• To do: Produce nothing but an exact copy of the lines from the one containing "What matplotlib code" through the one containing "plt.rcParams['font.family'] = ['Liberation", and do not carry over pictures.

==========

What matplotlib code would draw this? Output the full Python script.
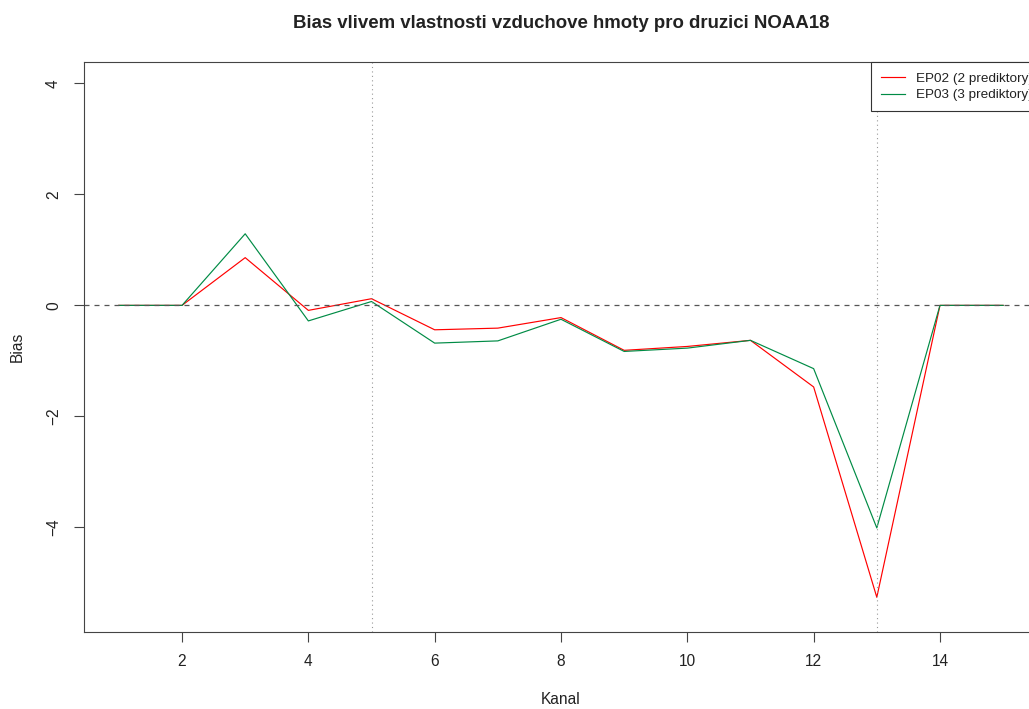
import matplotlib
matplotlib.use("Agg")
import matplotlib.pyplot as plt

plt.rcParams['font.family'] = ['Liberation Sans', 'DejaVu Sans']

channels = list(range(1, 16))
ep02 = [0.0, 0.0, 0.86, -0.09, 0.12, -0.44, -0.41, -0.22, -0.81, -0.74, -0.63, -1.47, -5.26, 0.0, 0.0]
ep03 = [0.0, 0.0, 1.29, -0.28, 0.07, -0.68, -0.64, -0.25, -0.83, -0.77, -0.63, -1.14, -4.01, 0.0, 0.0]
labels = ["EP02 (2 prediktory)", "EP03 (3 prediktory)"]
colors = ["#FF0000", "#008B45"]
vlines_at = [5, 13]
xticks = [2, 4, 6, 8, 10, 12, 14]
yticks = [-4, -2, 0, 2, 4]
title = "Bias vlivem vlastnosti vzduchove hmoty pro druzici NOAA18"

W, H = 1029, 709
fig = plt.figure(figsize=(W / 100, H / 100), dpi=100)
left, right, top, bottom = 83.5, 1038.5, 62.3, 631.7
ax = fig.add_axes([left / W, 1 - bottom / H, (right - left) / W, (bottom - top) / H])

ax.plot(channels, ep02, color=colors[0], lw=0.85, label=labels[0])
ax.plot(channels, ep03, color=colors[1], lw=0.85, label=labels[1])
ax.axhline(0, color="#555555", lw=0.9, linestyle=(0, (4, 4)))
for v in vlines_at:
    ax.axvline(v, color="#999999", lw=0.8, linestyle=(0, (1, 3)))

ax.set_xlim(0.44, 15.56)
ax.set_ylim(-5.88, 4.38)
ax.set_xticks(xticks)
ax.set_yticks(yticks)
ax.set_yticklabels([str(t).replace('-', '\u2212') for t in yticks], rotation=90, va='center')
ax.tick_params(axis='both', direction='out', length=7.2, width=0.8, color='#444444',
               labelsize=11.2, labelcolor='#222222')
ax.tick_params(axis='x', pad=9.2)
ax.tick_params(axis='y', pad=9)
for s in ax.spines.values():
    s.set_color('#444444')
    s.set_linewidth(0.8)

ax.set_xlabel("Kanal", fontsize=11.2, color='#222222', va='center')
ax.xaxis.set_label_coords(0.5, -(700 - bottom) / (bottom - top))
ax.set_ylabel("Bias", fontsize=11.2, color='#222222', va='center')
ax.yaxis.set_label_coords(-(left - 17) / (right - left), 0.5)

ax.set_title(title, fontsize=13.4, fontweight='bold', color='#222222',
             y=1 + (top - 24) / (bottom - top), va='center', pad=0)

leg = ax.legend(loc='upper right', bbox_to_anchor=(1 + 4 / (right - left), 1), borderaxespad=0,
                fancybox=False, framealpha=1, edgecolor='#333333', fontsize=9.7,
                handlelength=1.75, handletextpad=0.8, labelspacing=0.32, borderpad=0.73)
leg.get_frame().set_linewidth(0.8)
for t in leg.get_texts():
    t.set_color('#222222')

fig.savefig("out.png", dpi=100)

==========

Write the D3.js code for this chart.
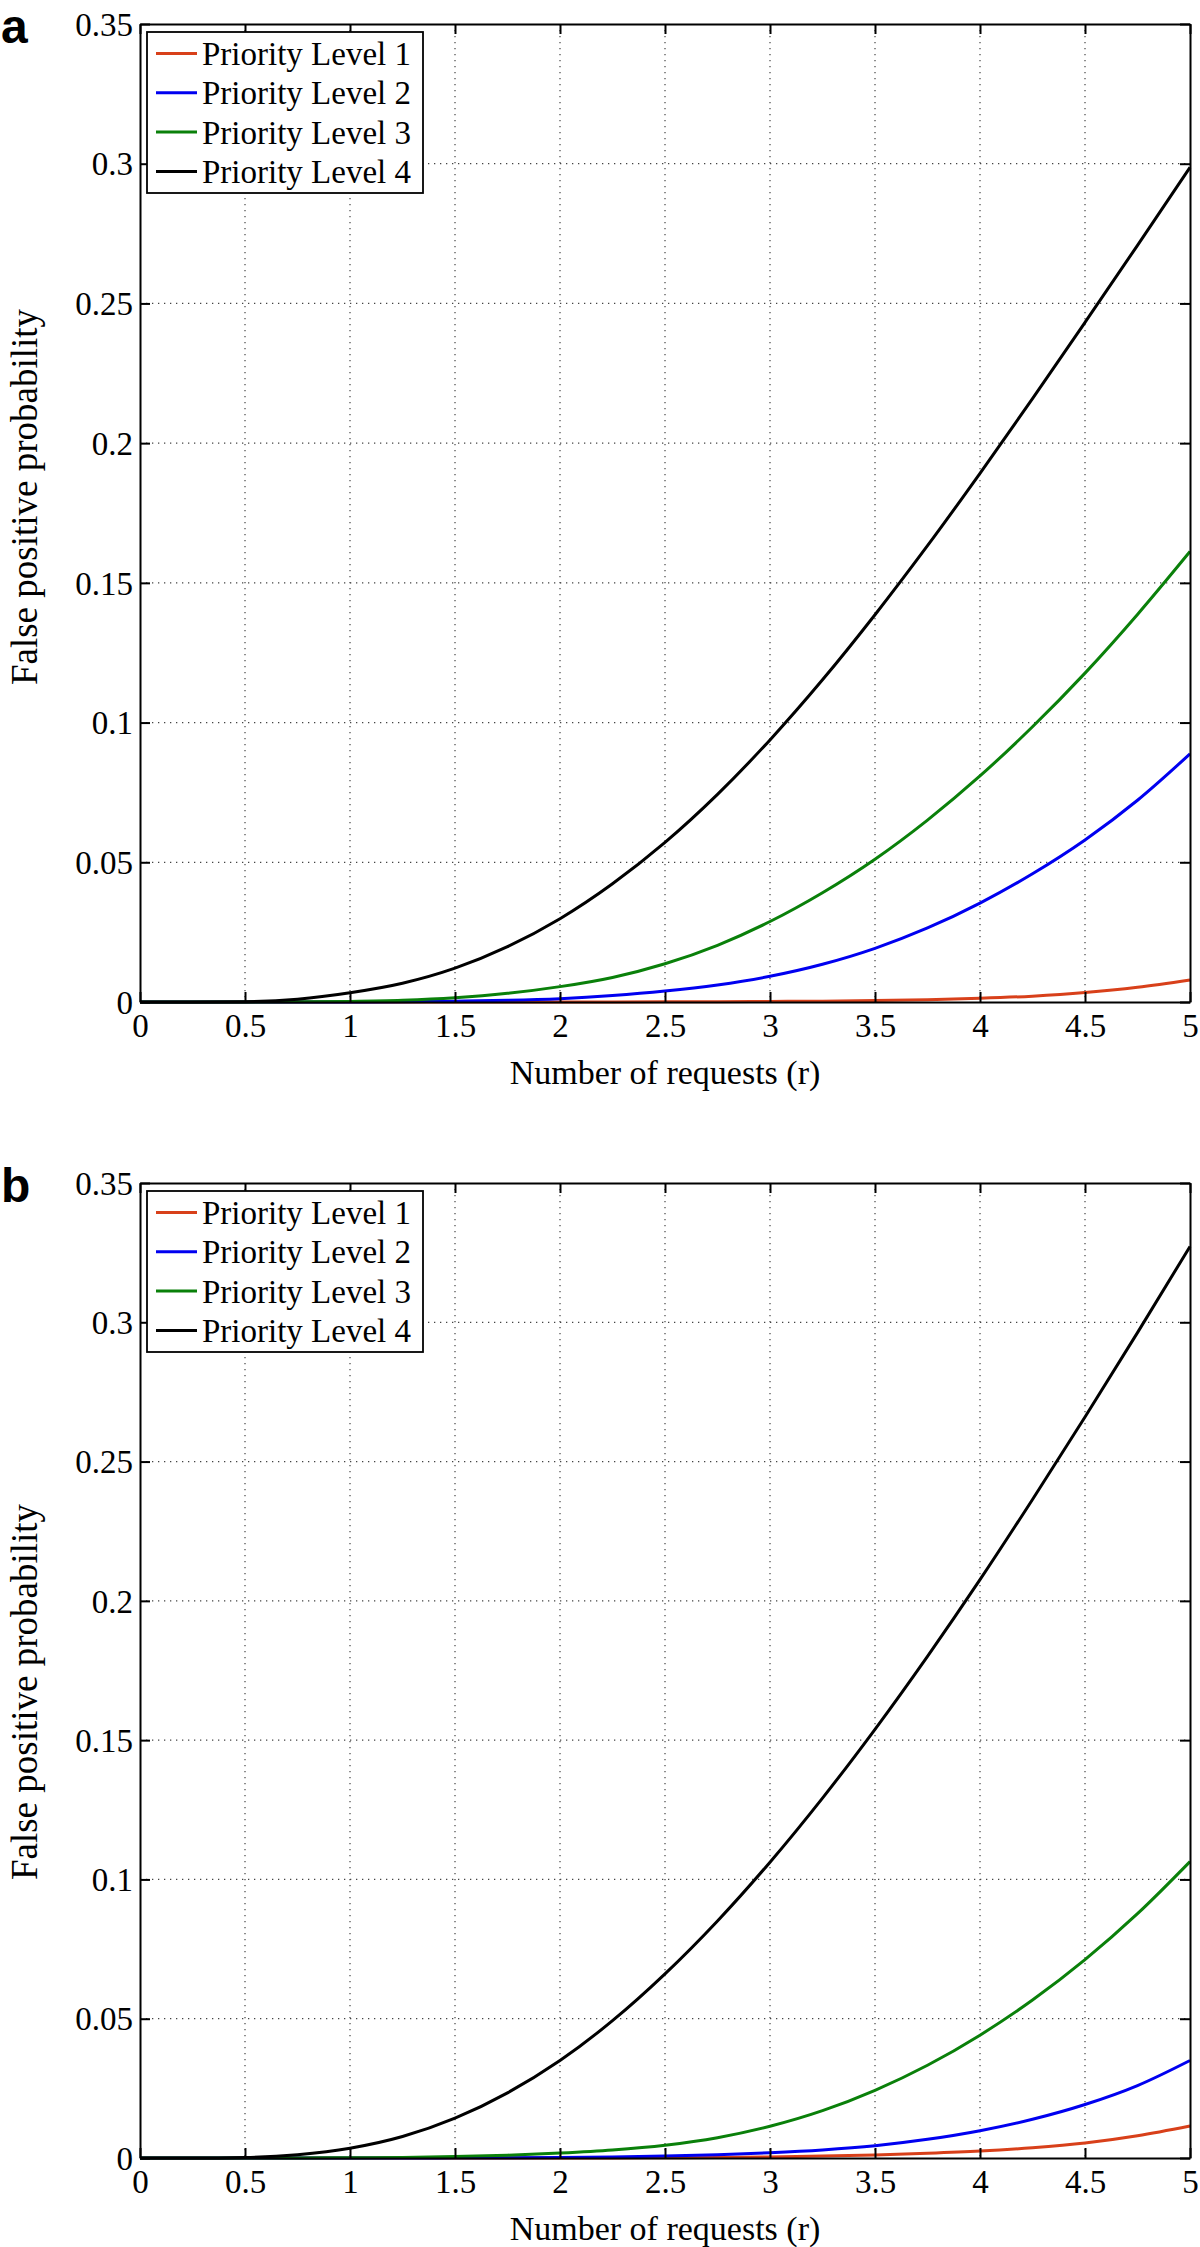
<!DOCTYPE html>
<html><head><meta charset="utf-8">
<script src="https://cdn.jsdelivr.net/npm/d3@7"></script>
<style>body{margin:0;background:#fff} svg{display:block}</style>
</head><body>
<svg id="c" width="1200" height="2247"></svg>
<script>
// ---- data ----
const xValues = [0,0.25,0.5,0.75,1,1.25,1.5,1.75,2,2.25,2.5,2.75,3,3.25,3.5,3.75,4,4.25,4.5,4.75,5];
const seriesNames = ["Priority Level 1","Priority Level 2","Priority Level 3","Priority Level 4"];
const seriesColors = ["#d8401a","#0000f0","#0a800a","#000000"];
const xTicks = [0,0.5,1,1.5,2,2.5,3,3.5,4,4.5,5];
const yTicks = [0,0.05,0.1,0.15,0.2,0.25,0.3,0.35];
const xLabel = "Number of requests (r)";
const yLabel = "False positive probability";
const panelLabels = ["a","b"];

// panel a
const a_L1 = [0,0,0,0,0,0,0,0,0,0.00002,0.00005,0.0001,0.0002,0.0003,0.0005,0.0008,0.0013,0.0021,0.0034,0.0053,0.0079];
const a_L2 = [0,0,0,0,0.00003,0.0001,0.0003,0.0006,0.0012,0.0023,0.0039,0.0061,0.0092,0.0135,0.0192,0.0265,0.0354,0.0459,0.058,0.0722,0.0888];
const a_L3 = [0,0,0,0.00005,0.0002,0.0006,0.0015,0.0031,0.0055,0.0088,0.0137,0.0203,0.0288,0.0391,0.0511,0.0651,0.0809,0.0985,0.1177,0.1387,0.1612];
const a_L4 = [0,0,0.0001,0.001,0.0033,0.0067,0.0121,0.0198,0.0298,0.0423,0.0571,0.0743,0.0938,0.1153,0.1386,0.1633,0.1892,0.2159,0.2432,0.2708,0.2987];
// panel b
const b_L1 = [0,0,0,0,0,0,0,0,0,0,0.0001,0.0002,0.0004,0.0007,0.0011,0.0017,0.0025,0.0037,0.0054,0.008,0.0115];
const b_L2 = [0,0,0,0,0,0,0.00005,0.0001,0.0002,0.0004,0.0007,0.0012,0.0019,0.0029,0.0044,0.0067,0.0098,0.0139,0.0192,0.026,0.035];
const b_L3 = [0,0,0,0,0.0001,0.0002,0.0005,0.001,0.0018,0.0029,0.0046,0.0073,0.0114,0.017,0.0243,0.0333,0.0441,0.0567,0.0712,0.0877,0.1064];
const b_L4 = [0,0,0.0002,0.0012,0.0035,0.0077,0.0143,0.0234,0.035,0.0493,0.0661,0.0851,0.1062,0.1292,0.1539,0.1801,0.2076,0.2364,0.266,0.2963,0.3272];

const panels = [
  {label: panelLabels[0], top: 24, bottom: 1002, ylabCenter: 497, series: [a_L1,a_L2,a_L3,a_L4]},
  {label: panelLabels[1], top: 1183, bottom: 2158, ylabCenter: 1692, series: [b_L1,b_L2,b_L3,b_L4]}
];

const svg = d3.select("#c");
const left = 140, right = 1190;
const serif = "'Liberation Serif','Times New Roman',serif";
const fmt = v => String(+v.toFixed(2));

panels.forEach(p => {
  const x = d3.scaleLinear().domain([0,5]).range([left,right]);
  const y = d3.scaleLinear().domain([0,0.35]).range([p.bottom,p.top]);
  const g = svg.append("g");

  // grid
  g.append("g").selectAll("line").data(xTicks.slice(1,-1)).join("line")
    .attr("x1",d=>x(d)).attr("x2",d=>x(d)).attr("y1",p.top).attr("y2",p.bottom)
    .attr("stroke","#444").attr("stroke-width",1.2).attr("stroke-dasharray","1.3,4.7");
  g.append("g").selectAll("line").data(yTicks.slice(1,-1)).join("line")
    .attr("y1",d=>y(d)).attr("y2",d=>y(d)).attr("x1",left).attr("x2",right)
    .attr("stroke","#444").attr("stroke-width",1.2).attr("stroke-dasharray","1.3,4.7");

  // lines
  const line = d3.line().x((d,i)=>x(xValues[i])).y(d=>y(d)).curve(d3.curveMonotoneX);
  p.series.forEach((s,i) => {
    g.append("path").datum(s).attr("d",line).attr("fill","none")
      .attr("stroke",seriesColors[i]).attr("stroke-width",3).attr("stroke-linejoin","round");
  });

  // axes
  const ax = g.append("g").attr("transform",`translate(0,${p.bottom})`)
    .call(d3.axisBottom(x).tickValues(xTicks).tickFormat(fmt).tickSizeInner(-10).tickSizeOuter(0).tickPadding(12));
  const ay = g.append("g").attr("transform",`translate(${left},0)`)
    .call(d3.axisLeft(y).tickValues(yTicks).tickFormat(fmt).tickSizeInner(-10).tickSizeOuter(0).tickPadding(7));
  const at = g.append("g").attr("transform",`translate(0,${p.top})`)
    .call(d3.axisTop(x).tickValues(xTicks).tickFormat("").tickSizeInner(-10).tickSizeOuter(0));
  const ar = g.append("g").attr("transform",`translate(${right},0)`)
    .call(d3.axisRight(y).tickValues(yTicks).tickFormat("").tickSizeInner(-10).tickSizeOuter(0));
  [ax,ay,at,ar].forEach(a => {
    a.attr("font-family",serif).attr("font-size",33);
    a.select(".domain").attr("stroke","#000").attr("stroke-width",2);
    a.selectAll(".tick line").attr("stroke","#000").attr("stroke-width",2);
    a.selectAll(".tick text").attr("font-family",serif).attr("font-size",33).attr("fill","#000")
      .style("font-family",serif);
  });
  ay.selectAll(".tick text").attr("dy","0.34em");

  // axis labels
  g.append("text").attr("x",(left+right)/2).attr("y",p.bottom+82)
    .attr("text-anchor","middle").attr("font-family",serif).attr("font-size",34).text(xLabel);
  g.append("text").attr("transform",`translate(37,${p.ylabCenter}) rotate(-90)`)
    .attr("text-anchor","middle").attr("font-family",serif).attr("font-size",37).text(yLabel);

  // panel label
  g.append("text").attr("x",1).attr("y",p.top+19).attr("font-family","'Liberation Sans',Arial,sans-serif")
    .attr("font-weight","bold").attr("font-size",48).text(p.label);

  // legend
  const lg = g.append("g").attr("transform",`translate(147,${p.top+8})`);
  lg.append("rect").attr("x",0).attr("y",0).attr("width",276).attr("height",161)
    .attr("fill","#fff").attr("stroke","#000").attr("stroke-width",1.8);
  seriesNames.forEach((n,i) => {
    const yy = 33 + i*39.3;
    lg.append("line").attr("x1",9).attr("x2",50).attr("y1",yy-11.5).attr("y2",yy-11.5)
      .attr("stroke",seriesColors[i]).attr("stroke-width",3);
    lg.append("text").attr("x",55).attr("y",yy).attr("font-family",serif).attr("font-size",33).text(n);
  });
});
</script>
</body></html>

==========

• Task result:
What matplotlib code would draw this? Output the full Python script.
import matplotlib
matplotlib.use("Agg")
import matplotlib.pyplot as plt

plt.rcParams['font.family'] = ['Liberation Sans', 'DejaVu Sans']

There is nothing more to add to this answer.